I believe it is important to use quality gear. I refuse to buy something with the intentions of "five years from now I can upgrade". However, above all this is humility. I am not a professional drummer. I wouldn't call myself a "drummer" at all. I have no intentions of making a career out of this. I am not planning to take this anywhere to seriously. Everything should have a budget, and I have no business devoting $8,000 to a hobby. This is not a career. Let the guys making a living off of this stuff buy the fancy stuff. I am only a worshipper, not a professional.

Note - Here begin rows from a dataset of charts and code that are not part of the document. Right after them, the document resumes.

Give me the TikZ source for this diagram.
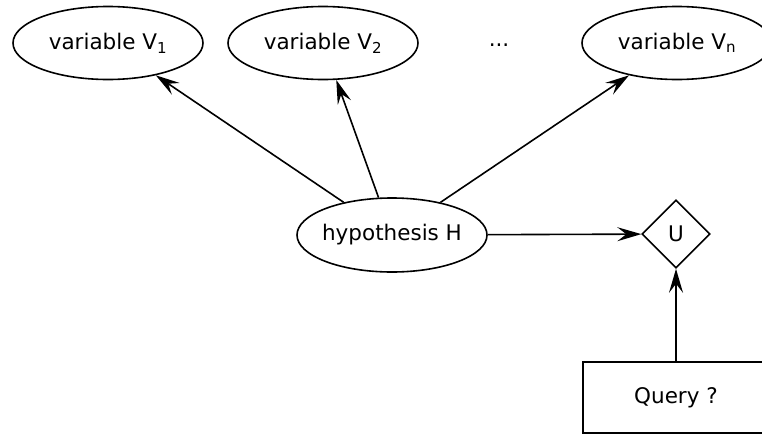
\documentclass[tikz,border=0pt]{standalone}
\usepackage{fontspec}
\setmainfont{DejaVu Sans}
\usetikzlibrary{shapes.geometric,arrows.meta}
\tikzset{
  every node/.style={font=\fontsize{21.5}{26}\selectfont},
  varnode/.style={ellipse,draw,line width=1.6pt,fill=white,minimum width=190pt,minimum height=73pt,inner xsep=-30pt,inner ysep=0pt},
  utilnode/.style={diamond,draw,line width=1.6pt,fill=white,minimum width=68pt,minimum height=68pt,inner sep=0pt},
  querynode/.style={rectangle,draw,line width=1.6pt,fill=white,minimum width=186pt,minimum height=71pt,inner sep=0pt},
  conn/.style={line width=1.6pt,-{Stealth[length=24pt,width=14pt,inset=9pt]}}
}
\begin{document}
\begin{tikzpicture}[x=1pt,y=-1pt]
\useasboundingbox (0,0) rectangle (762,434);
\clip (0,0) rectangle (762,434);
\fill[white] (0,0) rectangle (762,434);
\node[varnode] (v1) at (108,43) {variable V\textsubscript{1}};
\node[varnode] (v2) at (323,43) {variable V\textsubscript{2}};
\node[varnode] (vn) at (677,43) {variable V\textsubscript{n}};
\node (dots) at (499,45) {...};
\node[varnode,minimum height=74pt] (h) at (392,235) {hypothesis H};
\node[utilnode] (u) at (676,234) {U};
\node[querynode] (q) at (676,397.5) {Query ?};
\draw[conn] (h) -- (v1);
\draw[conn] (h) -- (v2);
\draw[conn] (h) -- (vn);
\draw[conn] (h) -- (u);
\draw[conn] (q) -- (u);
\end{tikzpicture}
\end{document}
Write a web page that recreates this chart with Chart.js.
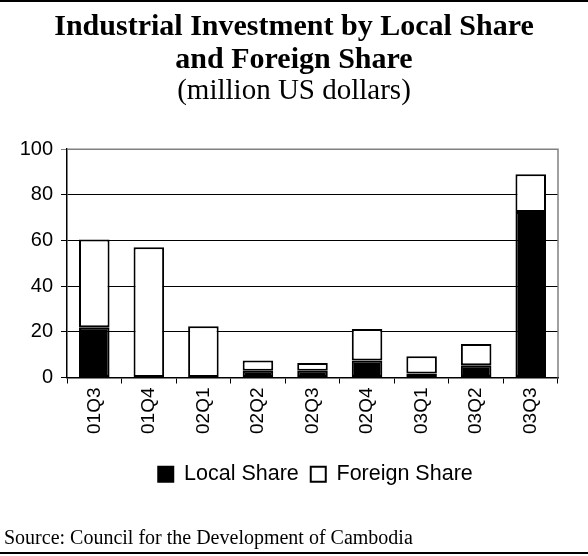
<!DOCTYPE html>
<html>
<head>
<meta charset="utf-8">
<script src="https://cdn.jsdelivr.net/npm/chart.js@4/dist/chart.umd.min.js"></script>
<style>
  html, body { margin: 0; padding: 0; background: #fff; }
  #wrap { width: 588px; height: 556px; position: relative; }
</style>
</head>
<body>
<div id="wrap"><canvas id="chInvest"></canvas></div>
<script>
// quarters
var quarters = ["01Q3", "01Q4", "02Q1", "02Q2", "02Q3", "02Q4", "03Q1", "03Q2", "03Q3"];

// million US dollars
var localShare = [22, 0, 0, 3, 3, 7.4, 1.8, 5.4, 72.5];
var foreignShare = [38.5, 57, 22.5, 4.4, 3.3, 13.8, 7.5, 9.3, 16.5];

var yTicks = [0, 20, 40, 60, 80, 100];

var sourceNote = "Source: Council for the Development of Cambodia";

// move a layout box so its middle sits at x
function centerBox(box, x) {
  if (!box) return;
  var d = x - (box.left + box.right) / 2;
  box.left += d;
  box.right += d;
}

// frame lines, plot border and source line
var framePlugin = {
  id: "frame",
  afterLayout: function (chart) {
    var a = chart.chartArea;
    // title + subtitle centred on the page, legend under the plot
    chart.boxes.forEach(function (b) {
      if (b.position === "top") centerBox(b, chart.width / 2);
    });
    centerBox(chart.legend, (a.left + a.right) / 2 + 3);
  },
  afterDraw: function (chart) {
    var ctx = chart.ctx;
    var a = chart.chartArea;
    ctx.save();
    // grey border top/right of plot
    ctx.strokeStyle = "#808080";
    ctx.lineWidth = 1.5;
    ctx.beginPath();
    ctx.moveTo(a.left, a.top);
    ctx.lineTo(a.right, a.top);
    ctx.lineTo(a.right, a.bottom);
    ctx.stroke();
    // rules
    ctx.strokeStyle = "#000";
    ctx.lineWidth = 2;
    ctx.beginPath();
    ctx.moveTo(0, 1);
    ctx.lineTo(chart.width, 1);
    ctx.moveTo(0, 553);
    ctx.lineTo(chart.width, 553);
    ctx.stroke();
    // source
    ctx.fillStyle = "#000";
    ctx.font = "20px 'Liberation Serif', 'Times New Roman', serif";
    ctx.textBaseline = "alphabetic";
    ctx.textAlign = "left";
    ctx.fillText(sourceNote, 4, 544);
    ctx.restore();
  }
};

function barBorder(ctx) {
  var v = ctx.raw;
  return v ? 2 : 0;
}

var chInvest = document.getElementById("chInvest");
if (chInvest) {
  new Chart(chInvest, {
    type: "bar",
    data: {
      labels: quarters,
      datasets: [
        {
          label: "Local Share",
          data: localShare,
          backgroundColor: "#000",
          borderColor: "#000",
          borderWidth: barBorder,
          borderSkipped: false,
          categoryPercentage: 1,
          barPercentage: 0.56
        },
        {
          label: "Foreign Share",
          data: foreignShare,
          backgroundColor: "#fff",
          borderColor: "#000",
          borderWidth: barBorder,
          borderSkipped: false,
          categoryPercentage: 1,
          barPercentage: 0.56
        }
      ]
    },
    options: {
      responsive: true,
      maintainAspectRatio: false,
      animation: false,
      layout: { padding: { left: 0, right: 30, top: 6, bottom: 61 } },
      plugins: {
        title: {
          display: true,
          text: ["Industrial Investment by Local Share", "and Foreign Share"],
          color: "#000",
          font: { family: "'Liberation Serif', 'Times New Roman', serif", size: 30, weight: "bold", lineHeight: 1.12 },
          padding: { top: 4, bottom: 0 }
        },
        subtitle: {
          display: true,
          text: "(million US dollars)",
          color: "#000",
          font: { family: "'Liberation Serif', 'Times New Roman', serif", size: 29, lineHeight: 1.0 },
          padding: { top: 0, bottom: 43 }
        },
        legend: {
          position: "bottom",
          labels: {
            color: "#000",
            font: { family: "'Liberation Sans', Arial, sans-serif", size: 21.5 },
            boxWidth: 15,
            boxHeight: 15,
            padding: 12
          }
        },
        tooltip: { enabled: false }
      },
      scales: {
        x: {
          stacked: true,
          afterFit: function (scale) { scale.height = 74; },
          grid: { display: true, drawOnChartArea: false, offset: true, color: "#000", tickLength: 6 },
          border: { color: "#000", width: 1.5 },
          ticks: {
            color: "#000",
            font: { family: "'Liberation Sans', Arial, sans-serif", size: 19 },
            minRotation: 90,
            maxRotation: 90,
            padding: 4
          }
        },
        y: {
          stacked: true,
          min: 0,
          max: 100,
          afterBuildTicks: function (scale) {
            scale.ticks = yTicks.map(function (v) { return { value: v }; });
          },
          afterFit: function (scale) { scale.width = 67; },
          grid: {
            color: function (c) { return c.tick && c.tick.value === 100 ? "#808080" : "#000"; },
            lineWidth: 1,
            tickLength: 6
          },
          border: { color: "#000", width: 1.5 },
          ticks: {
            color: "#000",
            font: { family: "'Liberation Sans', Arial, sans-serif", size: 20 },
            padding: 8
          }
        }
      }
    },
    plugins: [framePlugin]
  });
}
</script>
</body>
</html>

Those 9000 pedals would have been over $300 a piece. That would make two pieces of hardware equal the cost of the drums themselves. That's too far.
From Left to Right:
dw9700 Boom - L-Crash & Ride Clamp
Ride Cymbal Boom Arm
dw5500TD - HiHat Stand
dw9300 Snare Legs
dw9700 Boom - R-Crash & T1
Old School CB Throne Legs
dw9300 Snare Basket
Floor Tom Legs
dw5000AD3 - Kick Pedal
CB Drum Throne Seat
Gretsch Kick Drum Lift Riser
All this fits on a 3x5ft black rug my mom found for me at Target. It all fits in my mid-sized SUV, and it call all be carried by one person, me.
For heads, I stuck with Evans. Gretsch and Evans are owned by the same company, so I figured they would have sort of designed the two using each other. I don't know. I've heard good heads from Remo, Attack and Aquarian too. I just went Evans. And here's why. Just like everything else, I prioritized and patiently took everything step by step. The Kick batter head was the first stop. I only liked what I saw from the Aquarian and Evans lines. That knocked it down to two. After seeing the dampening system used by Evans in their EMAD2 head, it was over for Aquarian. Like the rest of the kit, I wanted things to match.
Some guys are smart enough to buy the best items from the best companies and not worry about matching. I wish I was that smart. I'm too... anal retentive... or compulsive... whichever one it is where you're crazy about stuff matching. I left the resonate Kick head on with the Gretsch logo. For the toms, I went with EC2 coated batter heads, with EC clear's underneath. The coating on these things is more frosted than coated. I like it. Snare has an EC-Snare on top and a Hazy 300 below. I'll stick with Evans heads, and I'll probably stick with these same specs. I like them.
I may come across as a little particular, but I didn't want to go buy the model sitting on the Guitar Center showroom in Fayetteville. I ordered the kit from a warehouse. It came in two big boxes and my friend Phillip and I built it from the ground up. I would highly recommend this, by the way. I feel a lot more pride in the shells, and I'm glad I was patient enough to wait for UPS instead of Guitar Center. Don't get me wrong, I still use Guitar Center. I just didn't want anybody breathing on my drums.
I started making my own sticks a while back, and have gone and gotten myself addicted. I don't want to use anything else now. It took about 40 sticks to get them just right, but now that they are, OH MY GOSH I love 'em.
That pretty much walks you through the kit. No, that drags you. That was a LOOOONG post. I apologized to the non-drummers earlier but I'm sorry drummers too. dang. I hope you enjoyed it. You can be sure this will not be the last of me not shutting up about this thing, I just wanted to bring it all into one post. I would appreciate any comments that you could spare. thanks for reading!